KoljaB / RealtimeSTT

A robust, efficient, low-latency speech-to-text library with advanced voice activity detection, wake word activation and instant transcription.
MIT License
2.1k stars 190 forks source link

Noise reduction/Sensitivity #95

Open zbeb opened 3 months ago

zbeb commented 3 months ago

Hi,

I’m currently using RealtimeSTT with the following configuration:

recorder_config = {
    'spinner': False,
    'model': 'large-v2',
    'language': 'en',
    'silero_sensitivity': 0.3,
    'webrtc_sensitivity': 1,
    'post_speech_silence_duration': 0.6,
    'min_length_of_recording': 0,
    'min_gap_between_recordings': 0,
    'enable_realtime_transcription': True,
    'realtime_processing_pause': 0.2,
    'realtime_model_type': 'tiny.en',
    'on_realtime_transcription_update': text_detected,
    'wakeword_backend': "oww",
    'wake_words_sensitivity': 0.35,
    'openwakeword_model_paths': "hey_echo.onnx",
    'wake_word_buffer_duration': 0.5,
}

The issue I'm facing is that the system continues to listen and doesn't stop when I finish talking if I keep clapping, snapping my fingers, or breathing heavily. It only stops when I stop making these noises.

Could you please advise on how to adjust the settings or configuration to resolve this issue?

Thank you!

Best regards, zbeb

KoljaB commented 3 months ago

Please try raising webrtc_sensitivity to 3

zbeb commented 3 months ago

Please try raising webrtc_sensitivity to 3

Hello, sorry for the late response, I tried that and it didn't work

KoljaB commented 3 months ago

Nothing I can do then.
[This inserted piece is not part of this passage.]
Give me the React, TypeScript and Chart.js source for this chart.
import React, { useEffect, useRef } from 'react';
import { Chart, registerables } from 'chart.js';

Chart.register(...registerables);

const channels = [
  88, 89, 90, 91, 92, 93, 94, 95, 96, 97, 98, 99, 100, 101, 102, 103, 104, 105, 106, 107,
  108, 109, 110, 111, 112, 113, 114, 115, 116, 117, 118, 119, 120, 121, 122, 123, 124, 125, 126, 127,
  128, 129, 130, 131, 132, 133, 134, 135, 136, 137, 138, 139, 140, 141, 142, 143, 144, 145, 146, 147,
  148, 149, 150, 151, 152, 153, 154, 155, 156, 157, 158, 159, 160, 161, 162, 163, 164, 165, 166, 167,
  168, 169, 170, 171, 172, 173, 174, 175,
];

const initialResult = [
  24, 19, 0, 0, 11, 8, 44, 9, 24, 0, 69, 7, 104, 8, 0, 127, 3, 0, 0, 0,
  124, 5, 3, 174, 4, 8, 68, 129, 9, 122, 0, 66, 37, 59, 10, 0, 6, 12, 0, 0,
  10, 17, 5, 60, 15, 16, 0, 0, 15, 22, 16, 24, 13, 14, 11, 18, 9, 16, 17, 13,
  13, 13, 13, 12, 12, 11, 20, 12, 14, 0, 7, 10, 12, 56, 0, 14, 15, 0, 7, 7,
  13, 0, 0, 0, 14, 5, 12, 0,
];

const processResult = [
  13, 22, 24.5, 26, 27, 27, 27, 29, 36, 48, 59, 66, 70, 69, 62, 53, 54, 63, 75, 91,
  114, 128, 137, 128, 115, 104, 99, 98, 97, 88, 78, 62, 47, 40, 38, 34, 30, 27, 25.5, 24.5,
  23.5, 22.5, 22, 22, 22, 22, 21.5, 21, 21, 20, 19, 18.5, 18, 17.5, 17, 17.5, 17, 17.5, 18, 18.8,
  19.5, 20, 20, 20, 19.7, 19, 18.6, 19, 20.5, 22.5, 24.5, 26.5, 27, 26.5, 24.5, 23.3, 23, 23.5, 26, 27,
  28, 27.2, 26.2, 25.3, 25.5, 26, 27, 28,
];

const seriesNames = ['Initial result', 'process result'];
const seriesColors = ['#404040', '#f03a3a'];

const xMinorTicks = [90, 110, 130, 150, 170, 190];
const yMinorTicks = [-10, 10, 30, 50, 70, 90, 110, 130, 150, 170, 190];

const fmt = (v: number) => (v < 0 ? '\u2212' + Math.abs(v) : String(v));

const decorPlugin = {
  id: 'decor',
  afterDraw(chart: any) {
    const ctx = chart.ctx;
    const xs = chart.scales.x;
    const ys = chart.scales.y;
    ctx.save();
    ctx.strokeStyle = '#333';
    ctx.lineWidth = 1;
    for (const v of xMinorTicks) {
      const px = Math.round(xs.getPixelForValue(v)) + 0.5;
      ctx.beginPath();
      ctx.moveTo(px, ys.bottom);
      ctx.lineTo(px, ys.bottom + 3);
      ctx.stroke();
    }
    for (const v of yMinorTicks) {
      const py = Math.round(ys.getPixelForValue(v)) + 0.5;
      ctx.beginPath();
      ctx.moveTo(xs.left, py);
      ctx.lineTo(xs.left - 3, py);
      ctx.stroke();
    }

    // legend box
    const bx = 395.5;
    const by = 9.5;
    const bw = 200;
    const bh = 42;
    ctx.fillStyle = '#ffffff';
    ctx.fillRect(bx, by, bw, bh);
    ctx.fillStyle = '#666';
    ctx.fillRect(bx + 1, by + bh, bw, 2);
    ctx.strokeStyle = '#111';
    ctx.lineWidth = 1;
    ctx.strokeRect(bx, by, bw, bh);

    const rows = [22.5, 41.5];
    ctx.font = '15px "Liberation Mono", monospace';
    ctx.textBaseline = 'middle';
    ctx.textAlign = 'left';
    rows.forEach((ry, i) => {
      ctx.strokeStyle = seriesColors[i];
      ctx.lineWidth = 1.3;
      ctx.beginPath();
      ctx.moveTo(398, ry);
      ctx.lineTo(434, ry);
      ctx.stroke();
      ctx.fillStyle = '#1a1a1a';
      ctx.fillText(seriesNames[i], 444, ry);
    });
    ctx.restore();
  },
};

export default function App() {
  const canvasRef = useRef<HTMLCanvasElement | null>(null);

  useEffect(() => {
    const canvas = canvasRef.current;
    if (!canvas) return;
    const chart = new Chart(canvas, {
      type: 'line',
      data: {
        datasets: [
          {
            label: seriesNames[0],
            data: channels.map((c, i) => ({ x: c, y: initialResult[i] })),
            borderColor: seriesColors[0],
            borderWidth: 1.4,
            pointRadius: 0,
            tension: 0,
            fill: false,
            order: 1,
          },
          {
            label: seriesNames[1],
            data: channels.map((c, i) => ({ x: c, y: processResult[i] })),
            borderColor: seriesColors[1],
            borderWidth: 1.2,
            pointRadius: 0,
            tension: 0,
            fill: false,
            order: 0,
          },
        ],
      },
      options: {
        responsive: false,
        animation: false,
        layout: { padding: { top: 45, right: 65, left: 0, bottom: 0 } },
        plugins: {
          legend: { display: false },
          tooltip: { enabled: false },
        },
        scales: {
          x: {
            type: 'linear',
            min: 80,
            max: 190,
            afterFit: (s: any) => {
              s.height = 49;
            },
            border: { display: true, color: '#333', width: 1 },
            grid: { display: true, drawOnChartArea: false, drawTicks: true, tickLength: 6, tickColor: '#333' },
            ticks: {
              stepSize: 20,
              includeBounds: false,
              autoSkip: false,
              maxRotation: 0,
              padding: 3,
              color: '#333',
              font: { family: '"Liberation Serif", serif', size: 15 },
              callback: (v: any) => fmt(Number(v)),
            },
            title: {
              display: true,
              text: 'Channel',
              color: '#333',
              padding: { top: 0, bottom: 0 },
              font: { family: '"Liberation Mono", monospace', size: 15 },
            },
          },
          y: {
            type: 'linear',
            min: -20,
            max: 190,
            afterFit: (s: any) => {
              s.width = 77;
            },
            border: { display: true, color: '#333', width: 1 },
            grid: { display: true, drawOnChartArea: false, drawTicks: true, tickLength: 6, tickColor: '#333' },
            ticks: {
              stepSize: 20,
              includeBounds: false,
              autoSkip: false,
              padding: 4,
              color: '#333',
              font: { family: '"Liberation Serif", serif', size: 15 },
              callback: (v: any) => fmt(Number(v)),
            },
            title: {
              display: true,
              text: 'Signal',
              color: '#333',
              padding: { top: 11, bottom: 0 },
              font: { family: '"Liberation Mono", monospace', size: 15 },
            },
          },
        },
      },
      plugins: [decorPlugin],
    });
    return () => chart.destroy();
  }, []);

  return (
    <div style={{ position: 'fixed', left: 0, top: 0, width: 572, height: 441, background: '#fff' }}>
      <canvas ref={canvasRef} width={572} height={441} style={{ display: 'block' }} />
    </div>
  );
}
I combine both Webrtc and Silero VAD for start of speech, but can only rely on Webrtc for end of speech because it's lightweight and running in parallel to the real-time transcription.

zbeb commented 3 months ago

I see, do you have any other suggestions like adding a noise suppressor for the listening mic or something of the sort?
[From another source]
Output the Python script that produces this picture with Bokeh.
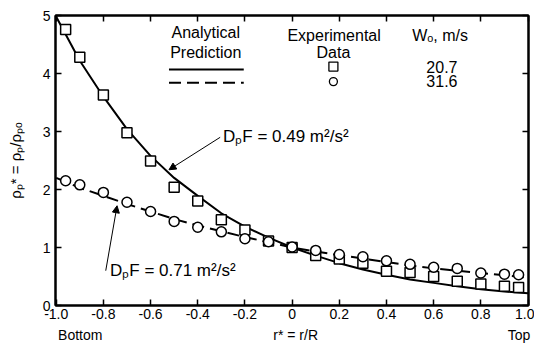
from bokeh.plotting import figure
from bokeh.models import Range1d, LinearAxis, FixedTicker, Label, Arrow, NormalHead
from bokeh.embed import file_html
from bokeh.resources import INLINE

# ---------------- data ----------------
r_curve = [-1.0, -0.9, -0.8, -0.7, -0.6, -0.5, -0.4, -0.3, -0.2, -0.1, 0.0,
           0.1, 0.2, 0.3, 0.4, 0.5, 0.6, 0.7, 0.8, 0.9, 1.0]
rho_pred_049 = [4.98, 4.22, 3.60, 3.04, 2.58, 2.20, 1.89, 1.59, 1.36, 1.17, 1.00,
                0.86, 0.73, 0.62, 0.53, 0.45, 0.39, 0.33, 0.28, 0.24, 0.21]
rho_pred_071 = [2.20, 2.03, 1.89, 1.75, 1.62, 1.49, 1.38, 1.28, 1.18, 1.09, 1.00,
                0.93, 0.87, 0.81, 0.75, 0.69, 0.64, 0.60, 0.56, 0.52, 0.48]

r_exp_207 = [-0.96, -0.9, -0.8, -0.7, -0.6, -0.5, -0.4, -0.3, -0.2, -0.1, 0.0,
             0.1, 0.2, 0.3, 0.4, 0.5, 0.6, 0.7, 0.8, 0.9, 0.96]
rho_exp_207 = [4.76, 4.28, 3.63, 2.98, 2.49, 2.04, 1.80, 1.48, 1.30, 1.11, 1.00,
               0.86, 0.80, 0.73, 0.59, 0.57, 0.50, 0.42, 0.37, 0.33, 0.31]

r_exp_316 = [-0.96, -0.9, -0.8, -0.7, -0.6, -0.5, -0.4, -0.3, -0.2, -0.1, 0.0,
             0.1, 0.2, 0.3, 0.4, 0.5, 0.6, 0.7, 0.8, 0.9, 0.96]
rho_exp_316 = [2.15, 2.08, 1.95, 1.78, 1.62, 1.45, 1.35, 1.27, 1.15, 1.10, 1.01,
               0.95, 0.88, 0.84, 0.77, 0.71, 0.66, 0.64, 0.56, 0.54, 0.53]

x_ticks = [-1.0, -0.8, -0.6, -0.4, -0.2, 0.0, 0.2, 0.4, 0.6, 0.8, 1.0]
x_tick_labels = ["-1.0", "-0.8", "-0.6", "-0.4", "-0.2", "0", "0.2", "0.4", "0.6", "0.8", "1.0"]
y_ticks = [0, 1, 2, 3, 4, 5]
y_tick_labels = ["0", "1", "2", "3", "4", "5"]

# second row under the x axis: end names and the axis title
x_row2_pos = [-0.898, 0.015, 0.962]
x_row2_labels = ["Bottom", "r* = r/R", "Top"]

# ---------------- figure ----------------
FONT = "Liberation Sans"

p = figure(width=534, height=348, output_backend="svg", toolbar_location=None,
           x_range=Range1d(-1.003, 1.002), y_range=Range1d(0, 5.0),
           min_border_left=55, min_border_right=6, min_border_top=15, min_border_bottom=43)
p.background_fill_color = "white"
p.border_fill_color = "white"
p.outline_line_color = "black"
p.outline_line_width = 2
p.xgrid.visible = False
p.ygrid.visible = False


def style_axis(ax, ticks, labels, show_labels=True):
    ax.ticker = FixedTicker(ticks=ticks)
    ax.major_label_overrides = {t: l for t, l in zip(ticks, labels)}
    ax.axis_line_color = "black"
    ax.axis_line_width = 2
    ax.major_tick_in = 6
    ax.major_tick_out = 0
    ax.major_tick_line_width = 1.5
    ax.minor_tick_line_color = None
    ax.major_label_text_font = FONT
    ax.major_label_text_color = "black"
    if show_labels:
        ax.major_label_text_font_size = "14px"
    else:
        ax.major_label_text_font_size = "0px"
        ax.major_label_text_color = None
        ax.major_label_standoff = 0


xa = p.xaxis[0]
style_axis(xa, x_ticks, x_tick_labels)
xa.major_label_standoff = 3

row2 = LinearAxis()
row2.ticker = FixedTicker(ticks=x_row2_pos)
row2.major_label_overrides = {t: l for t, l in zip(x_row2_pos, x_row2_labels)}
row2.axis_line_color = None
row2.major_tick_line_color = None
row2.minor_tick_line_color = None
row2.major_tick_in = 0
row2.major_tick_out = 0
row2.major_label_standoff = 5
row2.major_label_text_font = FONT
row2.major_label_text_font_size = "14px"
row2.major_label_text_color = "black"
p.add_layout(row2, "below")

ya = p.yaxis[0]
style_axis(ya, y_ticks, y_tick_labels)
ya.major_label_standoff = 5
ya.axis_label = "ρₚ* = ρₚ/ρₚₒ"
ya.axis_label_text_font = FONT
ya.axis_label_text_font_style = "normal"
ya.axis_label_text_font_size = "15px"
ya.axis_label_text_color = "black"
ya.axis_label_standoff = 16

top_ax = LinearAxis()
style_axis(top_ax, x_ticks, x_tick_labels, show_labels=False)
p.add_layout(top_ax, "above")

right_ax = LinearAxis()
style_axis(right_ax, y_ticks, y_tick_labels, show_labels=False)
p.add_layout(right_ax, "right")

# ---------------- curves and data ----------------
p.line(r_curve, rho_pred_049, line_color="black", line_width=2)
p.line(r_curve, rho_pred_071, line_color="black", line_width=2, line_dash="12 6")

p.scatter(r_exp_207, rho_exp_207, marker="square", size=10, line_color="black",
          line_width=1.5, fill_color="white")
p.scatter(r_exp_316, rho_exp_316, marker="circle", size=10, line_color="black",
          line_width=1.5, fill_color="white")

# ---------------- legend (table style) ----------------
def lab(x, y, text, align="center", size="16px"):
    p.add_layout(Label(x=x, y=y, text=text, text_align=align, text_baseline="middle",
                       text_font=FONT, text_font_size=size, text_color="black"))

lab(-0.366, 4.70, "Analytical")
lab(-0.366, 4.37, "Prediction")
p.line([-0.522, -0.205], [4.07, 4.07], line_color="black", line_width=2)
p.line([-0.522, -0.205], [3.84, 3.84], line_color="black", line_width=2, line_dash="12 6")

lab(0.178, 4.65, "Experimental")
lab(0.175, 4.36, "Data")
p.scatter([0.175], [4.12], marker="square", size=9, line_color="black", line_width=1.3,
          fill_color="white")
p.scatter([0.175], [3.86], marker="circle", size=8, line_color="black", line_width=1.3,
          fill_color="white")

lab(0.627, 4.65, "Wₒ, m/s")
lab(0.635, 4.12, "20.7")
lab(0.635, 3.87, "31.6")

# ---------------- annotations ----------------
lab(-0.293, 2.92, "DₚF = 0.49 m²/s²", align="left", size="17px")
p.add_layout(Arrow(end=NormalHead(size=7, fill_color="black", line_color="black"),
                   x_start=-0.305, y_start=2.90, x_end=-0.522, y_end=2.34,
                   line_color="black", line_width=1))

lab(-0.772, 0.60, "DₚF = 0.71 m²/s²", align="left", size="17px")
p.add_layout(Arrow(end=NormalHead(size=7, fill_color="black", line_color="black"),
                   x_start=-0.79, y_start=0.60, x_end=-0.742, y_end=1.72,
                   line_color="black", line_width=1))

open("out.html", "w").write(file_html(p, INLINE))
KoljaB commented 3 months ago

Definitely something i am thinking about. I could not find a reliable solution yet

KoljaB commented 3 months ago

Maybe I can work something out that still double checks with silero. Might cause probs on slow systems but i see that we need a better solution here

zbeb commented 3 months ago

Sounds good, hope something comes up to mind, thanks for the hard work really a great tool nevertheless

KoljaB commented 3 months ago

v0.2.2 now has a new parameter silero_deactivity_detection that can be set to True, could you please try again with the new version?

zbeb commented 3 months ago

Hello, it works perfectly, great work, I can see a spike in the GPU usage when ending the speech (as expected). Keep up the great work!